ここで最初に感じた少々失礼な疑問をぶつけてみたい。和彦さんはお金持ちで、お金のパワーで若い女性と結婚したのだろうか。
「不動産がいくつかあるので、働かなくても節約すればなんとか生活していけます。でも、決してお金持ちではありません」
和彦さんは特定の分野では有名なミュージシャンだが、教室などは持たずに世界を流浪しながら演奏する道を選んできた。音楽活動だけで十分な生活費を稼ぐことはできない。不動産投資の才能があったために、若い頃から買い集めてきた不動産からの収入だけで家族が生活していけるだけのお金は得られている。
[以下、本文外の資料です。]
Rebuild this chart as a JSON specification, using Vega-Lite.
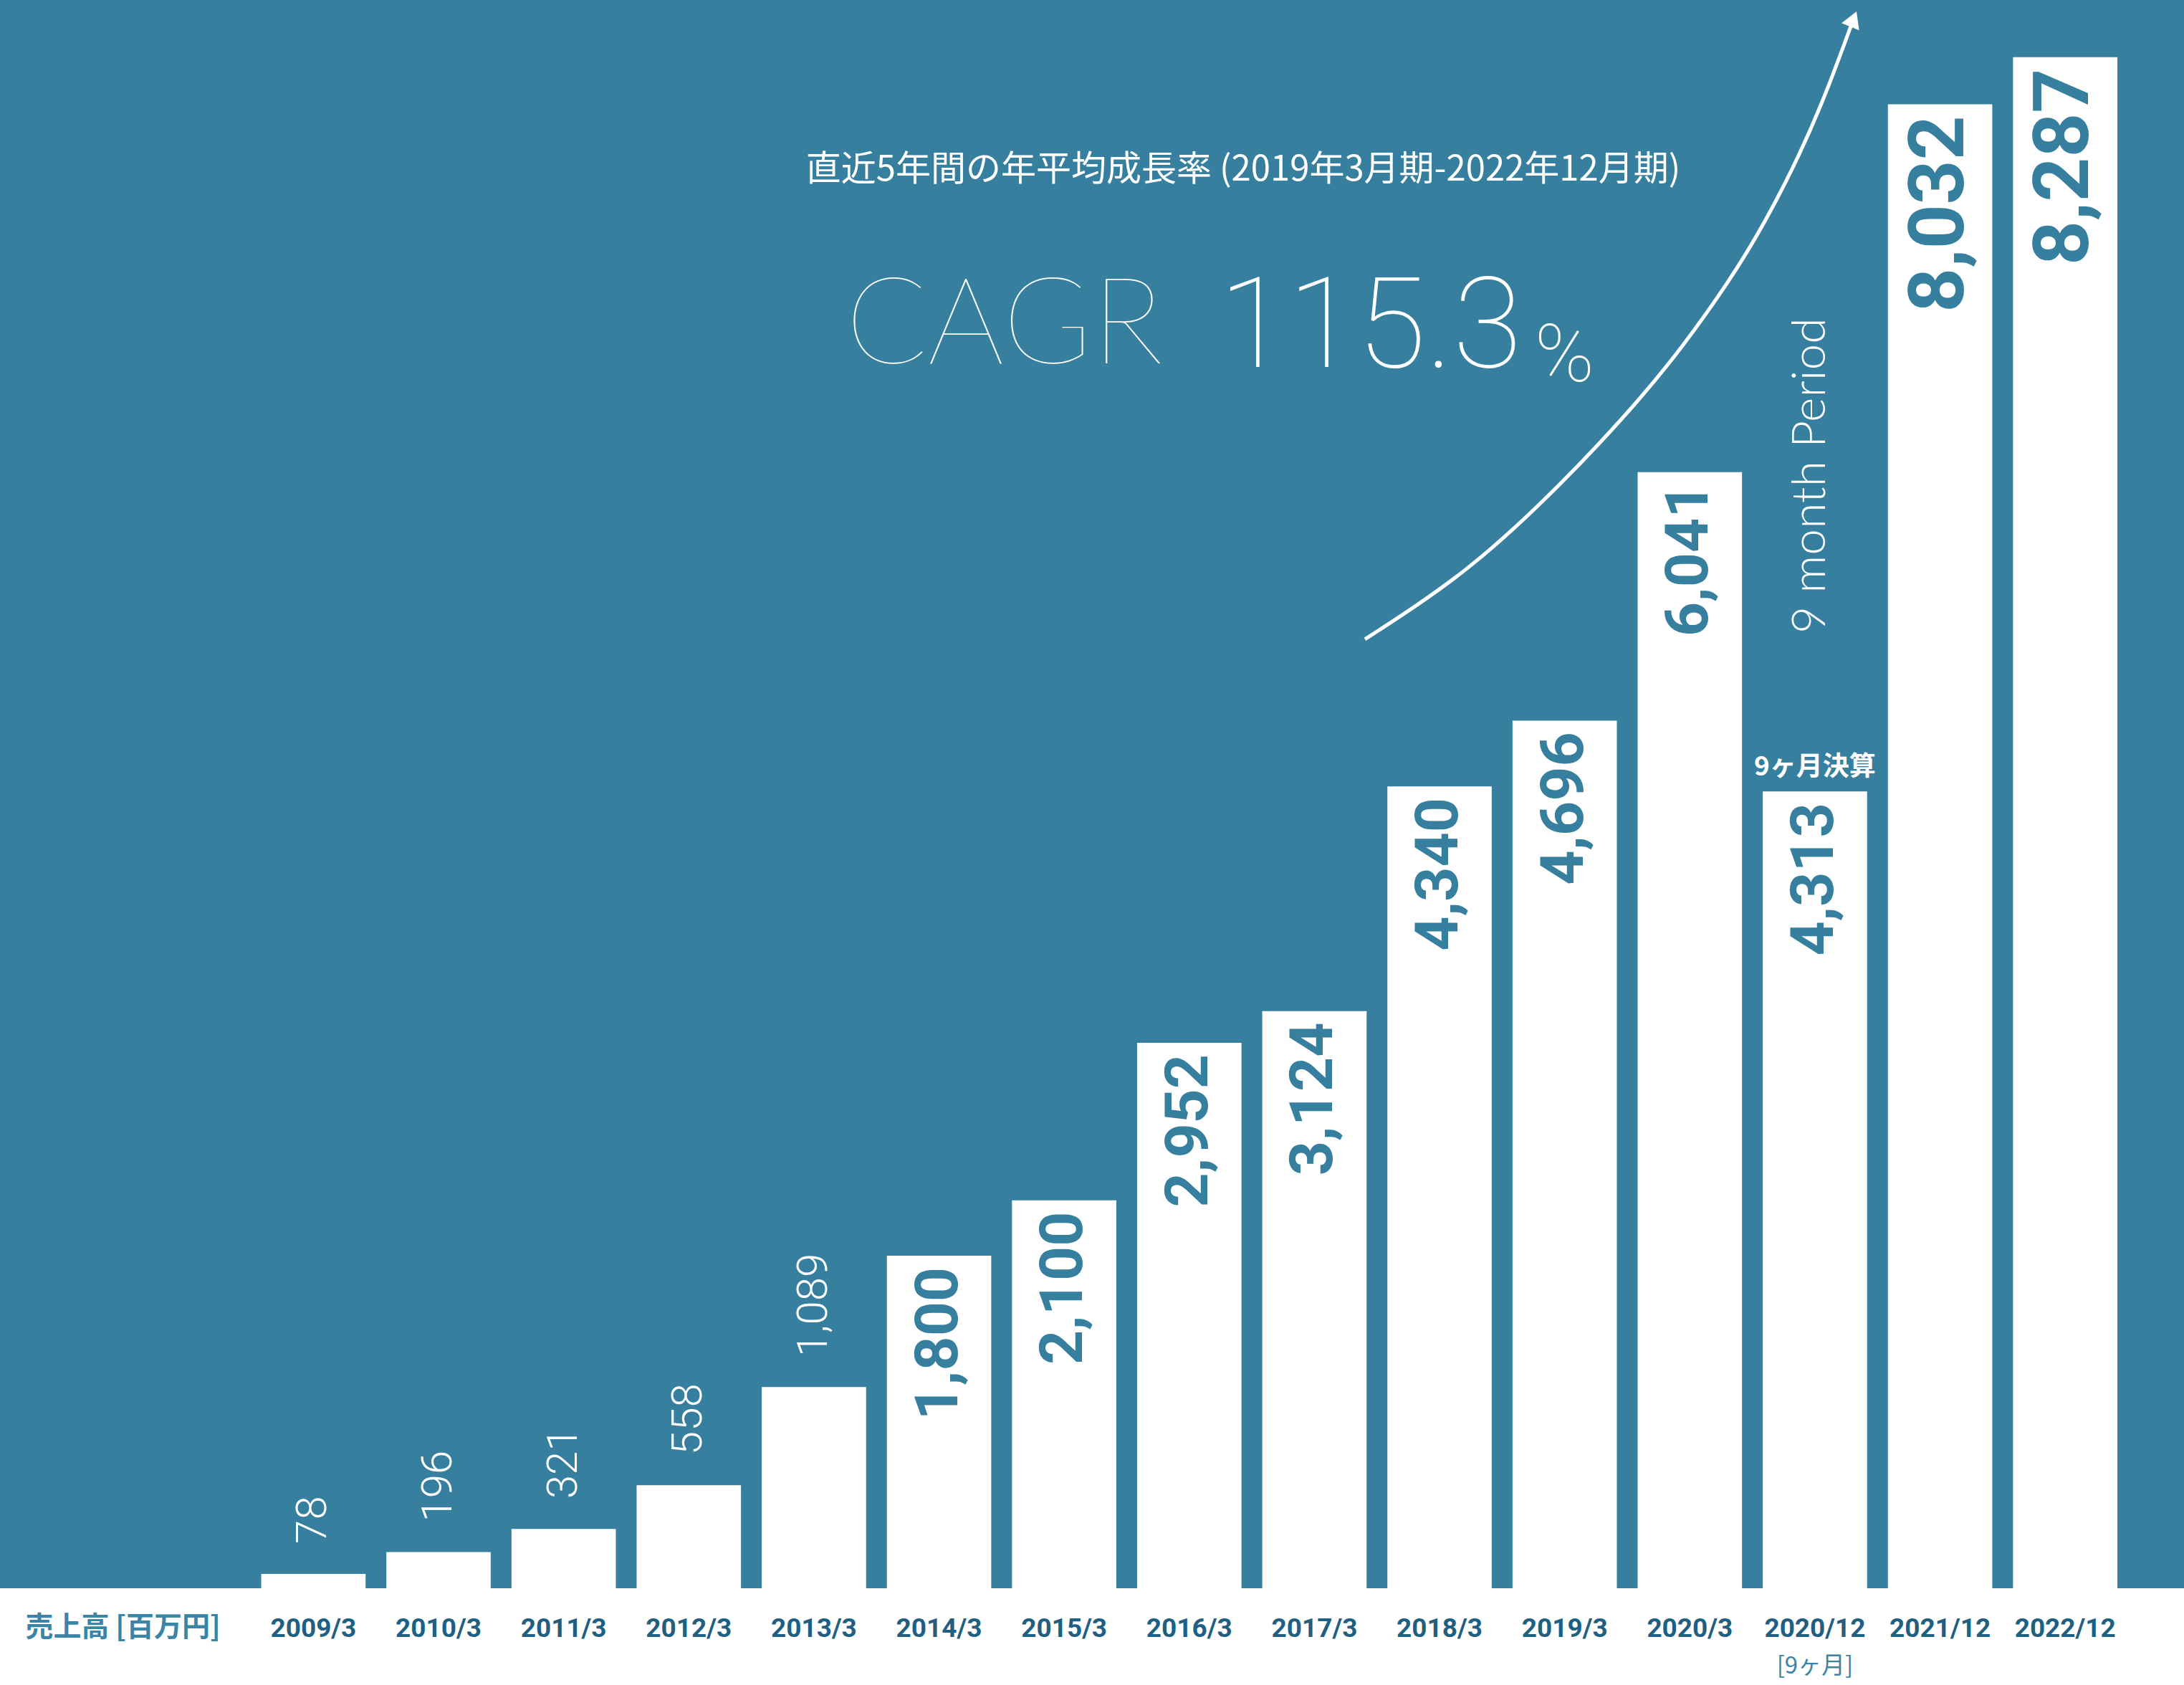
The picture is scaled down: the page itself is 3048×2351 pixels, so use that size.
{
  "$schema": "https://vega.github.io/schema/vega-lite/v6.json",
  "width": 3048,
  "height": 2216,
  "autosize": "none",
  "padding": {"left": 0, "right": 0, "top": 0, "bottom": 135},
  "background": "#ffffff",
  "config": {"view": {"fill": "#367F9E", "stroke": null}},
  "datasets": {
    "sales": [
      {"period": "2009/3", "sales": 78},
      {"period": "2010/3", "sales": 196},
      {"period": "2011/3", "sales": 321},
      {"period": "2012/3", "sales": 558},
      {"period": "2013/3", "sales": 1089},
      {"period": "2014/3", "sales": 1800},
      {"period": "2015/3", "sales": 2100},
      {"period": "2016/3", "sales": 2952},
      {"period": "2017/3", "sales": 3124},
      {"period": "2018/3", "sales": 4340},
      {"period": "2019/3", "sales": 4696},
      {"period": "2020/3", "sales": 6041},
      {"period": "2020/12", "sales": 4313},
      {"period": "2021/12", "sales": 8032},
      {"period": "2022/12", "sales": 8287}
    ]
  },
  "layer": [
    {
      "data": {"name": "sales"},
      "mark": {"type": "bar", "color": "#ffffff"},
      "encoding": {
        "x": {
          "field": "period", "type": "nominal", "sort": null,
          "scale": {"type": "band", "domain": ["2009/3","2010/3","2011/3","2012/3","2013/3","2014/3","2015/3","2016/3","2017/3","2018/3","2019/3","2020/3","2020/12","2021/12","2022/12"], "range": [277.25, 3042.35], "paddingInner": 0.166, "paddingOuter": 0.5, "align": 0.5, "round": false},
          "axis": {
            "orient": "bottom",
            "title": "売上高 [百万円]",
            "titleX": 35, "titleY": 54, "titleAlign": "left", "titleBaseline": "middle", "titleAngle": 0,
            "titleFont": "Noto Sans CJK JP", "titleFontWeight": "bold", "titleFontSize": 39, "titleColor": "#3A85A5",
            "labelFont": "Roboto",
            "labelFontWeight": "bold", "labelFontSize": 37, "labelColor": "#1F5F82",
            "labelAngle": 0, "labelPadding": 38, "labelBaseline": "top",
            "ticks": false, "domain": false, "grid": false
          }
        },
        "y": {"field": "sales", "type": "quantitative", "scale": {"domain": [0, 8596], "nice": false, "zero": true}, "axis": null}
      }
    },
    {
      "data": {"name": "sales"},
      "transform": [{"filter": "datum.sales >= 1500"}],
      "mark": {"type": "text", "angle": 270, "align": "right", "baseline": "middle", "dx": -16, "color": "#367F9E", "font": "Roboto", "fontWeight": "bold"},
      "encoding": {
        "x": {
          "field": "period", "type": "nominal", "sort": null, "bandPosition": 0.5,
          "scale": {"type": "band", "domain": ["2009/3","2010/3","2011/3","2012/3","2013/3","2014/3","2015/3","2016/3","2017/3","2018/3","2019/3","2020/3","2020/12","2021/12","2022/12"], "range": [277.25, 3042.35], "paddingInner": 0.166, "paddingOuter": 0.5, "align": 0.5, "round": false},
          "axis": null
        },
        "y": {"field": "sales", "type": "quantitative", "scale": {"domain": [0, 8596], "nice": false, "zero": true}, "axis": null},
        "text": {"field": "sales", "type": "quantitative", "format": ","},
        "size": {"condition": {"test": "datum.sales > 7000", "value": 108}, "value": 84}
      }
    },
    {
      "data": {"name": "sales"},
      "transform": [{"filter": "datum.sales < 1500"}],
      "mark": {"type": "text", "angle": 270, "align": "left", "baseline": "middle", "dx": 42, "fontSize": 60, "color": "#ffffff", "font": "Roboto", "fontWeight": 300},
      "encoding": {
        "x": {
          "field": "period", "type": "nominal", "sort": null, "bandPosition": 0.5,
          "scale": {"type": "band", "domain": ["2009/3","2010/3","2011/3","2012/3","2013/3","2014/3","2015/3","2016/3","2017/3","2018/3","2019/3","2020/3","2020/12","2021/12","2022/12"], "range": [277.25, 3042.35], "paddingInner": 0.166, "paddingOuter": 0.5, "align": 0.5, "round": false},
          "axis": null
        },
        "y": {"field": "sales", "type": "quantitative", "scale": {"domain": [0, 8596], "nice": false, "zero": true}, "axis": null},
        "text": {"field": "sales", "type": "quantitative", "format": ","}
      }
    },
    {
      "data": {"values": [{"period": "2020/12", "v": 4313, "label": "9ヶ月決算"}]},
      "mark": {"type": "text", "align": "center", "baseline": "bottom", "dy": -14, "fontSize": 37, "color": "#ffffff", "font": "Noto Sans CJK JP", "fontWeight": "bold"},
      "encoding": {
        "x": {
          "field": "period", "type": "nominal", "sort": null, "bandPosition": 0.5,
          "scale": {"type": "band", "domain": ["2009/3","2010/3","2011/3","2012/3","2013/3","2014/3","2015/3","2016/3","2017/3","2018/3","2019/3","2020/3","2020/12","2021/12","2022/12"], "range": [277.25, 3042.35], "paddingInner": 0.166, "paddingOuter": 0.5, "align": 0.5, "round": false},
          "axis": {
            "orient": "bottom", "labelExpr": "datum.value == '2020/12' ? '[9ヶ月]' : ''", "title": null,
            "ticks": false, "domain": false, "grid": false, "labelFlush": false, "labelAngle": 0,
            "labelFont": "Noto Sans CJK JP", "labelFontSize": 33, "labelColor": "#3A85A5", "labelPadding": 92, "labelBaseline": "top"
          }
        },
        "y": {"field": "v", "type": "quantitative", "scale": {"domain": [0, 8596], "nice": false, "zero": true}, "axis": null},
        "text": {"field": "label"}
      }
    },
    {
      "data": {"values": [{"period": "2020/12", "v": 5167, "label": "9 month Period"}]},
      "mark": {"type": "text", "angle": 270, "align": "left", "baseline": "middle", "dy": -6, "fontSize": 66, "color": "#ffffff", "font": "Lato", "fontWeight": 300},
      "encoding": {
        "x": {
          "field": "period", "type": "nominal", "sort": null, "bandPosition": 0.5,
          "scale": {"type": "band", "domain": ["2009/3","2010/3","2011/3","2012/3","2013/3","2014/3","2015/3","2016/3","2017/3","2018/3","2019/3","2020/3","2020/12","2021/12","2022/12"], "range": [277.25, 3042.35], "paddingInner": 0.166, "paddingOuter": 0.5, "align": 0.5, "round": false},
          "axis": null
        },
        "y": {"field": "v", "type": "quantitative", "scale": {"domain": [0, 8596], "nice": false, "zero": true}, "axis": null},
        "text": {"field": "label"}
      }
    },
    {
      "data": {"values": [{"idx": 3.937, "v": 7677, "label": "直近5年間の年平均成長率 (2019年3月期-2022年12月期)"}]},
      "mark": {"type": "text", "align": "left", "baseline": "middle", "fontSize": 49, "color": "#ffffff", "font": "Noto Sans CJK JP", "fontWeight": "normal"},
      "encoding": {
        "x": {"field": "idx", "type": "quantitative", "scale": {"domain": [-2.5047, 14.950], "nice": false, "zero": false}, "axis": null},
        "y": {"field": "v", "type": "quantitative", "scale": {"domain": [0, 8596], "nice": false, "zero": true}, "axis": null},
        "text": {"field": "label"}
      }
    },
    {
      "data": {"values": [{"idx": 4.252, "v": 6629, "label": "CAGR"}]},
      "mark": {"type": "text", "align": "left", "baseline": "alphabetic", "fontSize": 168, "color": "#ffffff", "font": "Lato", "fontWeight": 100},
      "encoding": {
        "x": {"field": "idx", "type": "quantitative", "scale": {"domain": [-2.5047, 14.950], "nice": false, "zero": false}, "axis": null},
        "y": {"field": "v", "type": "quantitative", "scale": {"domain": [0, 8596], "nice": false, "zero": true}, "axis": null},
        "text": {"field": "label"}
      }
    },
    {
      "data": {"values": [{"idx": 7.236, "v": 6610, "label": "115.3"}]},
      "mark": {"type": "text", "align": "left", "baseline": "alphabetic", "fontSize": 176, "color": "#ffffff", "font": "Roboto", "fontWeight": 100},
      "encoding": {
        "x": {"field": "idx", "type": "quantitative", "scale": {"domain": [-2.5047, 14.950], "nice": false, "zero": false}, "axis": null},
        "y": {"field": "v", "type": "quantitative", "scale": {"domain": [0, 8596], "nice": false, "zero": true}, "axis": null},
        "text": {"field": "label"}
      }
    },
    {
      "data": {"values": [{"idx": 9.76, "v": 6533, "label": "%"}]},
      "mark": {"type": "text", "align": "left", "baseline": "alphabetic", "fontSize": 112, "color": "#ffffff", "font": "Roboto", "fontWeight": 100},
      "encoding": {
        "x": {"field": "idx", "type": "quantitative", "scale": {"domain": [-2.5047, 14.950], "nice": false, "zero": false}, "axis": null},
        "y": {"field": "v", "type": "quantitative", "scale": {"domain": [0, 8596], "nice": false, "zero": true}, "axis": null},
        "text": {"field": "label"}
      }
    },
    {
      "data": {"values": [
        {"idx": 8.404, "v": 5136},
        {"idx": 8.834, "v": 5325},
        {"idx": 9.217, "v": 5512},
        {"idx": 9.595, "v": 5732},
        {"idx": 9.978, "v": 5984},
        {"idx": 10.265, "v": 6186},
        {"idx": 10.609, "v": 6442},
        {"idx": 10.935, "v": 6712},
        {"idx": 11.313, "v": 7070},
        {"idx": 11.600, "v": 7388},
        {"idx": 11.886, "v": 7768},
        {"idx": 12.081, "v": 8076},
        {"idx": 12.264, "v": 8411},
        {"idx": 12.287, "v": 8453}
      ]},
      "mark": {"type": "line", "color": "#ffffff", "strokeWidth": 5, "interpolate": "basis"},
      "encoding": {
        "x": {"field": "idx", "type": "quantitative", "scale": {"domain": [-2.5047, 14.950], "nice": false, "zero": false}, "axis": null},
        "y": {"field": "v", "type": "quantitative", "scale": {"domain": [0, 8596], "nice": false, "zero": true}, "axis": null}
      }
    },
    {
      "data": {"values": [{"idx": 12.308, "v": 8493}]},
      "mark": {"type": "point", "shape": "triangle-up", "filled": true, "color": "#ffffff", "opacity": 1, "size": 700, "angle": 22},
      "encoding": {
        "x": {"field": "idx", "type": "quantitative", "scale": {"domain": [-2.5047, 14.950], "nice": false, "zero": false}, "axis": null},
        "y": {"field": "v", "type": "quantitative", "scale": {"domain": [0, 8596], "nice": false, "zero": true}, "axis": null}
      }
    }
  ],
  "resolve": {"scale": {"x": "independent"}}
}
「高い給料よりも不労所得がある資産のほうが大切だと僕は思っています。なぜなら、僕が働けなくなった後でも妻や子どもがお金に困らずに済むからです。妻には僕の介護をしなくていいと言っています。美人の看護師を雇うだけのお金はありますから(笑)」
亜紀さんのほうはそんな先のことには関心がなさそうだ。「お金があるに越したことはない」と言いつつ、尊敬する和彦さんとの楽器三昧の日々を楽しんでいる。
世代を超えて結ばれる男女関係もある
「年齢差を感じることはあまりありません。でも、彼から『あれを持ってきて』と言われたときに素直に動くことができるのは年上だからかな、と思うこともあります。年が近い人から同じことを言われたら、『自分でやりなよ』ですからね(笑)」
2番目の妻との子どもである高校生の娘は、亜紀さんと結婚してから関西の自宅に引き取った。2番目の妻が恋人と一緒になるために、娘を残して家を出てしまったからだ。長く一緒に暮らしていなかった和彦さんには懐かないが、亜紀さんのことは姉のように慕っている。和彦さんにはそれがとてもありがたい。
幸せいっぱいの和彦さんには夢がある。自分が演奏家として第一線に立てるのはおそらく80歳まで。それまでに素質のある亜紀さんにすべてを伝授して、現役を退いた後は彼女の演奏を聴いて楽しむことだ。
「彼女は今でもうまい。これからもっとうまくなるでしょう」
和彦さんに力強い言葉で褒められて亜紀さんはうれしそうにうつむいた。芸術で強く惹かれ合い、世代を超えて結ばれる男女関係もあるのだ。